Scalar-tensor theories of gravity from a thermodynamic viewpoint

Abstract

In any diffeomorphism invariant theory of gravity, one can define a Noether charge arising from the invariance of the Lagrangian under diffeomorphisms. We have determined the Noether charge for scalar-tensor theories of gravity, in which case the gravity is mediated by the metric tensor as well as by a scalar degree of freedom. In particular, we demonstrate that the total Noether charge within an appropriate spatial volume can be related to the heat content of the boundary surface. For static spacetimes, in these theories, there exist an “equipartition” between properly defined bulk and surface degrees of freedom. While the dynamical evolution of spacetime in these theories of scalar-tensor gravity arises due to the departure from the equipartition regime.

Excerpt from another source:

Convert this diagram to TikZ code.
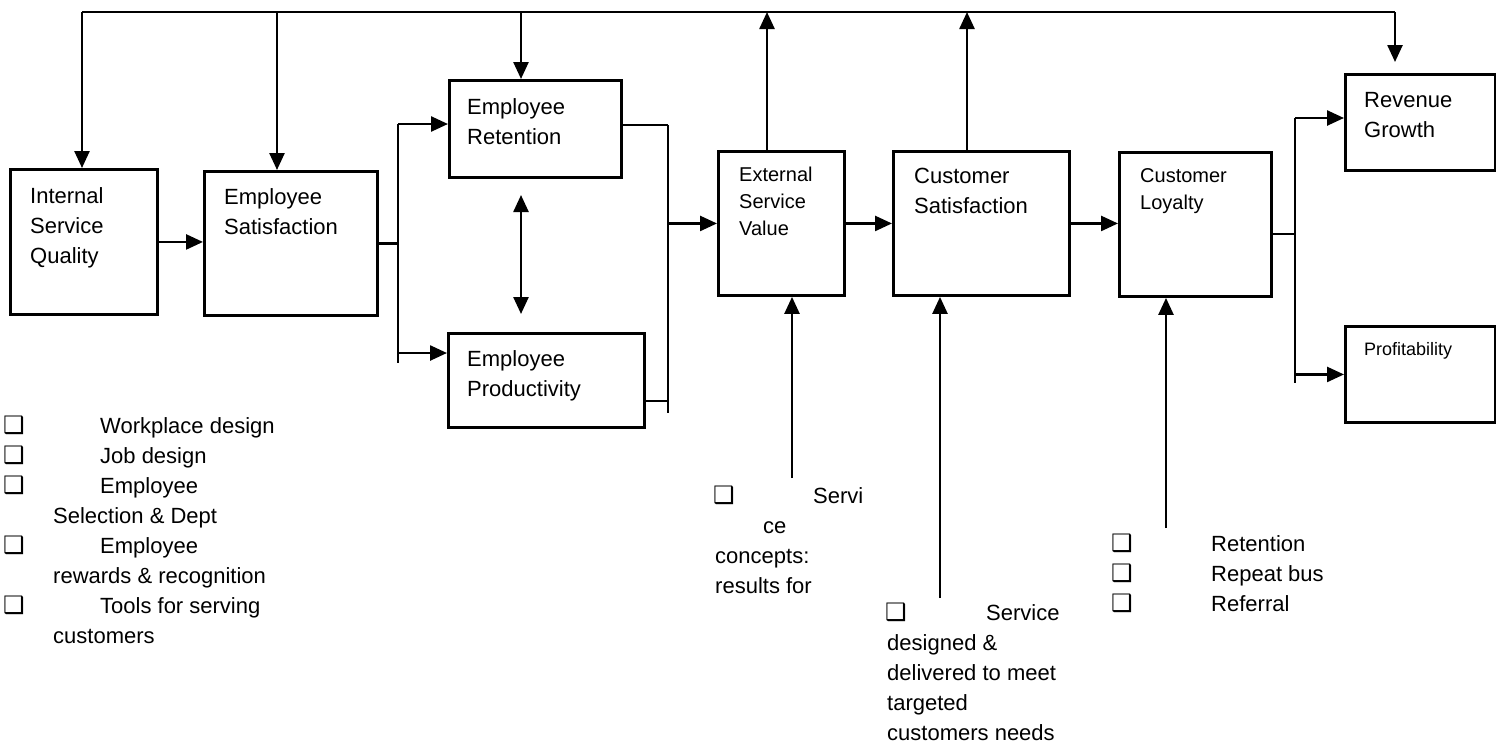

These results demonstrate that thermodynamical interpretations for gravitational theories transcend Einstein and Lovelock theories of gravity, holding true for theories with additional scalar degrees of freedom as well. Moreover, they hold in both the Jordan and the Einstein frames. However, it turns out that there are two dynamically equivalent representations of the scalar-tensor theory in the Jordan frame, differing by total derivatives in the action, which are thermodynamically inequivalent. This depicts the importance of having a thermodynamic description, which can be used in distinguishing various dynamically equivalent representations of gravity theories beyond Einstein.